Most people we know welcome them with loving hearts and loving arms. And while that has been beautiful to see, it makes for a lot of rules. My children have no idea how to count on two parents. They, most of the time, didn’t even know who their “parents” were. When my second son came home, everyone was mom. It wasn’t a loving moniker; it was a title, a name. We had many “oohs” and “ahhs” of how he “already” called me mom. Eventually, I just stopped explaining.

Some people in our lives were so supportive and understanding. They understood that adding these lovelies would temporarily mean different rules, roles, and modes of conduct. We asked that no one else would hold him—that we would do all the caring, cuddling, caretaking. That didn’t last long. I, particularly, was met with eye rolls, scoffs, and blatant comments. He had strength issues in his legs. He didn’t walk well and would tire quickly, so he wanted to be carried everywhere. I would demand that they put him down, and he walk.

So many people are so busy feeling sorry for them that they can’t see what they need, truly need to become healthy, happy adults. My heart breaks for them, and I nurture them more than I would my other son, when it’s necessary. When they are triggering on every day normal activities, I have them continue the task because I know that they can, and I know that once the task is finished, I can hold them and tell them how proud of them I am. I do many things wrong each day. But I know my children. I know how they react when they have “witnesses.”

This has been the biggest obstacle for me to overcome with my children and those that are a part of their lives. I recently had a life-changing argument with someone close to me over this very issue. They refuse to understand trauma. They refuse to listen, refuse to learn. The adults in our lives refuse to understand that sometimes you can’t allow children to live in their heads as the victim. Ultimately, that will mean pulling away in the relationship. While I understand what they think they see, it’s not a reality. These children are very good at surviving. Often, that means manipulating those around them to get what they want. But they are three and four years old. And they don’t know what they are doing.  The adults can learn, can help. And sometimes they don’t.

I wouldn’t change a thing about my children—except that I would like to remove the hurtful pasts they’ve lived through. I’d like to rewire their brains to be neurotypical children. Not to make my life easier; they have taught me so much by being exactly who they are. But for them, to make it easier for them to love and attach in a healthy and normal way. I have learned that we can and will get there.

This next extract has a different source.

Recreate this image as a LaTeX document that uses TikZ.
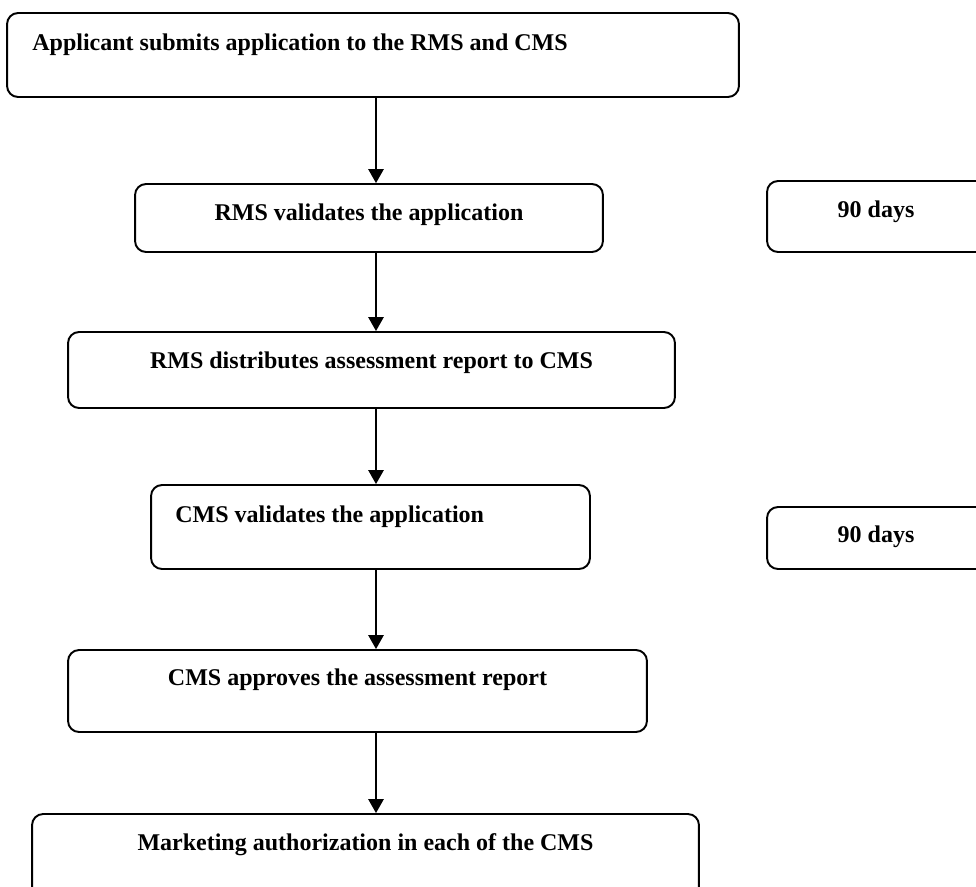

I have, and am, mourning relationships that are forever changed by a lack of understanding, compassion, and even interest. I have offered to teach them what we’ve learned, share books, share knowledge, and they don’t want to hear, listen, or learn. I’m sad for them. They are missing out on sharing the lives of these smart, funny, dynamic children. My children have overcome a lot to be here, to live, to love. And while I’m sad that there are some in our lives who choose not to see that, it’s okay. They make me stronger, happier, and more resolved to helping them be their best every single day.